The isotopic composition of lipid biomarkers and biomass in sedimentary environments are widely used to infer microbial metabolisms and constrain carbon cycling processes. It has been observed that metabolic energy availability in the form of H2 impacts the stable carbon isotopes of CH4 during hydrogenotrophic methanogenesis, but it is unknown whether this relationship extends to lipids and amino acids. Since lipids and amino acids are long-lived, they can be used to reconstruct past conditions over geologic timescales. Therefore, the controls on their isotopic signatures are important to constrain to better interpret past environments.

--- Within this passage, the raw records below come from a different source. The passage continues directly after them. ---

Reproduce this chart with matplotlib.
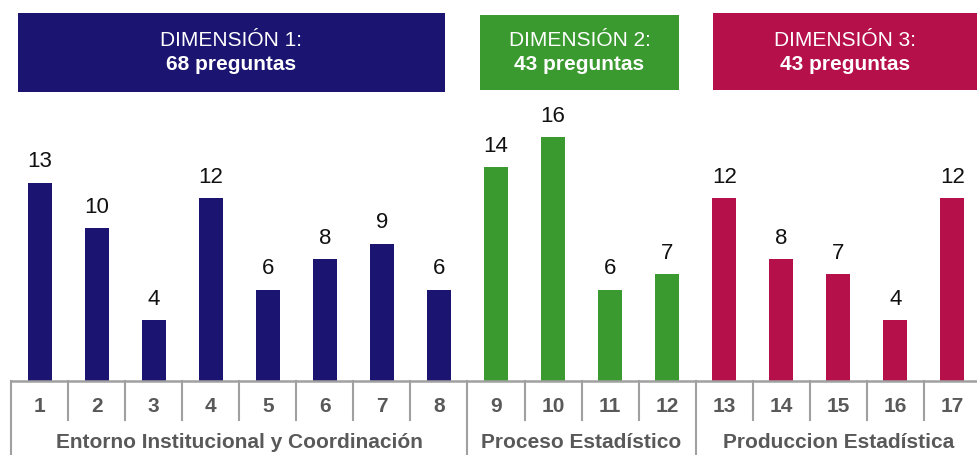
import matplotlib
matplotlib.use("Agg")
import matplotlib.pyplot as plt
from matplotlib.patches import Rectangle
import matplotlib.transforms as mtransforms

plt.rcParams['font.family'] = ['Liberation Sans', 'DejaVu Sans']

categories = [str(i) for i in range(1, 18)]
values = [13, 10, 4, 12, 6, 8, 9, 6, 14, 16, 6, 7, 12, 8, 7, 4, 12]
groups = ["Entorno Institucional y Coordinación", "Proceso Estadístico", "Produccion Estadística"]
group_sizes = [8, 4, 5]
group_titles = ["DIMENSIÓN 1:", "DIMENSIÓN 2:", "DIMENSIÓN 3:"]
group_counts = ["68 preguntas", "43 preguntas", "43 preguntas"]
group_colors = ["#1B1470", "#3A9A2F", "#B6104A"]

W, H = 978, 455
fig = plt.figure(figsize=(W / 100, H / 100), dpi=100)

base_px = 381
unit_px = 15.25
left_px, right_px = 11, 981
ax = fig.add_axes([left_px / W, 1 - base_px / H, (right_px - left_px) / W, base_px / H])
ax.set_xlim(-0.5, len(values) - 0.5)
ax.set_ylim(0, base_px / unit_px)
ax.axis('off')

bar_colors = []
for c, n in zip(group_colors, group_sizes):
    bar_colors += [c] * n
x = list(range(len(values)))
bars = ax.bar(x, values, width=0.42, color=bar_colors)
for xi, v in zip(x, values):
    ax.annotate(str(v), (xi, v), xytext=(0, 7.5), textcoords='offset points',
                ha='center', va='bottom', fontsize=16, color='#111111')

gray = '#A0A0A0'
text_gray = '#595959'
trans = mtransforms.blended_transform_factory(ax.transData, fig.transFigure)
# axis line
ax.plot([-0.5, len(values) - 0.5], [0, 0], color=gray, lw=1.8, clip_on=False)
# separators
y0 = 1 - base_px / H
y_short = 1 - 420 / H
group_edges = [-0.5]
s = 0
for n in group_sizes:
    s += n
    group_edges.append(s - 0.5)
for i in range(len(values) + 1):
    xb = i - 0.5
    if xb in group_edges:
        fig.add_artist(plt.Line2D([xb, xb], [y0, 0], transform=trans, color=gray, lw=1.5))
    else:
        fig.add_artist(plt.Line2D([xb, xb], [y0, y_short], transform=trans, color=gray, lw=1.5))
# tick labels
for xi, lab in zip(x, categories):
    fig.text(xi, 1 - 407 / H, lab, transform=trans, ha='center', va='center',
             fontsize=15, fontweight='bold', color=text_gray)
# group labels
for g, (a, b) in enumerate(zip(group_edges[:-1], group_edges[1:])):
    fig.text((a + b) / 2, 1 - 443 / H, groups[g], transform=trans, ha='center', va='center',
             fontsize=15, fontweight='bold', color=text_gray)

# header boxes (pixel layout)
boxes = [(18, 13, 445, 92), (480, 15, 679, 90), (713, 13, 978, 90)]
for (x0, yt, x1, yb), c, t, cnt in zip(boxes, group_colors, group_titles, group_counts):
    fig.add_artist(Rectangle((x0 / W, 1 - yb / H), (x1 - x0) / W, (yb - yt) / H,
                             transform=fig.transFigure, color=c, lw=0))
    cx = (x0 + x1) / 2 / W
    fig.text(cx, 1 - 41 / H, t, ha='center', va='center', fontsize=15, color='white')
    fig.text(cx, 1 - 65 / H, cnt, ha='center', va='center', fontsize=15, fontweight='bold', color='white')

fig.savefig("out.png", dpi=100)
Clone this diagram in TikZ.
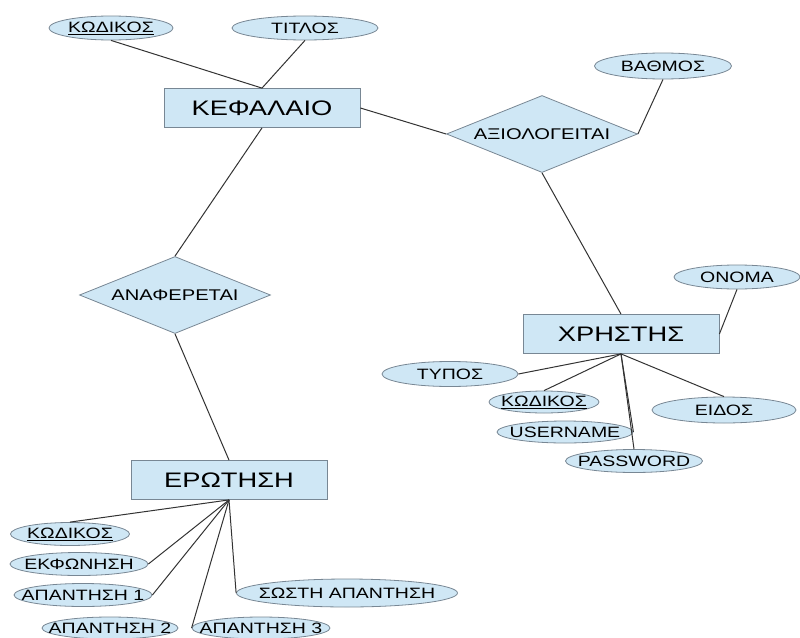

In this study, the isotopic distributions of carbon metabolized and reduced by the hyperthermophile Methanocaldococcus jannaschii were quantified following growth at 82 °C in a chemostat with high (80–83 µM) and low (15–27 µM) H2 concentrations. As has been shown previously, the stable carbon isotope fractionation factors for CH4 were >15‰ larger in low H2 experiments than in high H2 experiments. Lipid biomarkers and amino acids were similarly impacted with approximately 10‰ larger fractionation factors under low H2 conditions. The increase in fractionation factors can be related to the lower availability of thermodynamic energy, suggesting that even larger fractionation factors would be observed in methanogens living close to their threshold energy needs, as they do in most environments. The resulting isotopic signatures of long-lived lipid biomarkers synthesized by hydrogenotrophic methanogens may become as ‘superlight’ as those synthesized by archaea carrying out the anaerobic oxidation of methane. These results help to describe the underlying mechanisms that determine the isotopic composition of long-lived biomarkers and provide constraints for interpreting these signatures in the environment.